Contact with any questions/comments.


I wanted to build a pan/tilt platform suitable for use with a small security camera, but before trying to attach a camaera to it, I decided to put a laser on it for fun.

The platform is moved with hobby servos, and the entire mechanism consists of a simple bracket on which the servos are mounted, with the base servo currently being secured (lightly) in a bench vice. The laser pointer has been modified by cutting off the battery compartment. It is now powered by the MCU's batteries, and is controlled with a transistor which is switched on/off with a pin on the MCU. It is mounted to a servo horn with a couple of zip ties. The on/off switch is mashed against the servo horn to keep it in the "on" position so that simply applying power to it via the transistor now turns it on.


I tried using long-exposure photography to capture the motion of the laser pointer to see how accurately the pan/tilt machanism could be controlled. It turns out that it's not super accurate (but obviously plenty good enough for security camera duty). The laser was pointed at a piece of black fabric at a distance of about 3 feet.

Some images from the initial experiments:

Yipes! That is some shaky laser action. For perspective, the images are about two feet across. This is nowhere near as smooth as I'd hoped, and the positional repeatability leaves plenty to be desired as well. There are several possible reasons for this:

1. Hobby servos just aren't precision instruments. Some jitter and slop is inevitable at this price point.
2. My pan/tilt mount isn't exactly a heavy, solid chunk of fine machine work. It is just a thin scrap of aluminum screwed onto some servos, and a servo control horn is a relatively floppy plastic arrangement to begin with. It would be far better to make a solid base with proper bearings for the points of rotation, and then attach servos (or some other actuators) to impart motion to the base. The servos are just too flimsy to be used as actual structural components of the base.
3. I'm using the ATmega168's built-in oscillator to generate the servo pulses used for positioning. I'm told that these oscillators are not nearly as accurate as crystals, and so it might be possible that some of the jitter is caused by drift in the pulses driving the servos. I've not done any testing to verify if this might be the case.

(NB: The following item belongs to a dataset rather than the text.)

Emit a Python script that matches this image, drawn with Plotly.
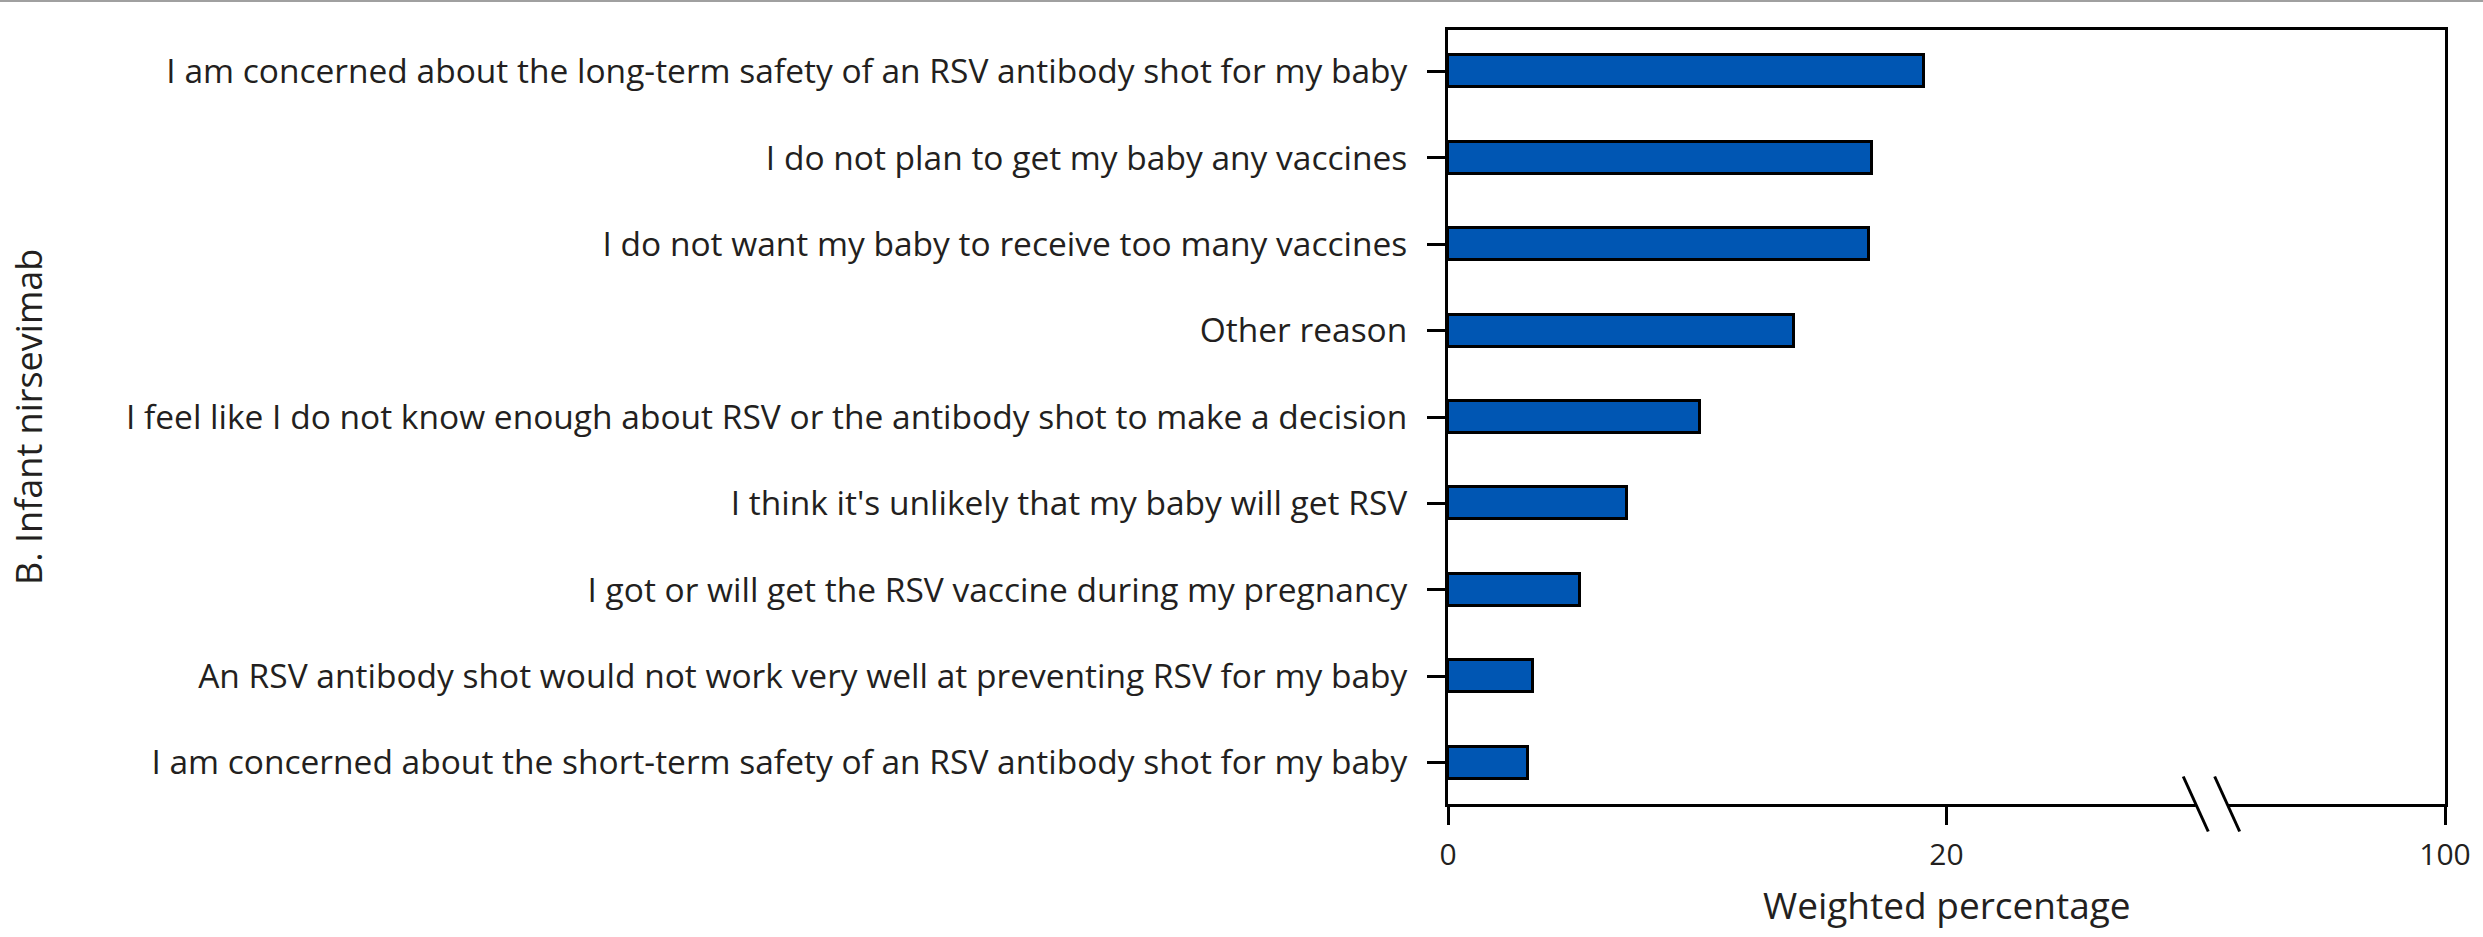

Here's a closer look. This is an arc of a circle, again with a radius of about a foot or more.


It is apparent from looking at the circles in the images above that quadrants II and IV suffer the most severe jaggies. Perhaps a sympathetic oscillation is induced in the base when traveling in these directions.

Of course that doesn't really matter much to me. I'm not doing laser surgery with this thing. It's just for fun and experimentation. Here are shots from more experiments:

3-petal rose
Lissajous figure
8-petal rose

The rose figures were generated with the formula R=cos(K*theta). The polar coordinates are generated by iterating theta from 0 to Pi for odd values of K, and 0 to 2Pi for even values of K. The polar coordinates are then mapped to the cartesian plane with the following formulae:
     x=R*cos(theta)
     y=R*sin(theta)
The rose at the top of this page was generated with K=7/6 while iterating from 0 to 12Pi with a step size of .001 radians. See this wikipedia page on rose figures for more info.

The Lissajous figure (above, center) was made using these formulae:
     x=sin(A*theta)
     y=sin(B*theta + C)
See this wikipedia page for more on Lissajous figures.

I debugged all the complex figures on a desktop computer prior to doing them on the microcontroller. Debugging is just so much easier that way. It gives additional benefits, such as the ability to animate the figures. I animated the Lissajous pattern by iterating the C element from 0 to 2Pi. Here it is as an animated .png:

(If you can't see the animation, you might consider upgrading to the latest of either the Firefox or Opera browsers.)

So far this project has been amazingly fun, but I'm not finished yet. I'll post more as I improve the platform and try different things.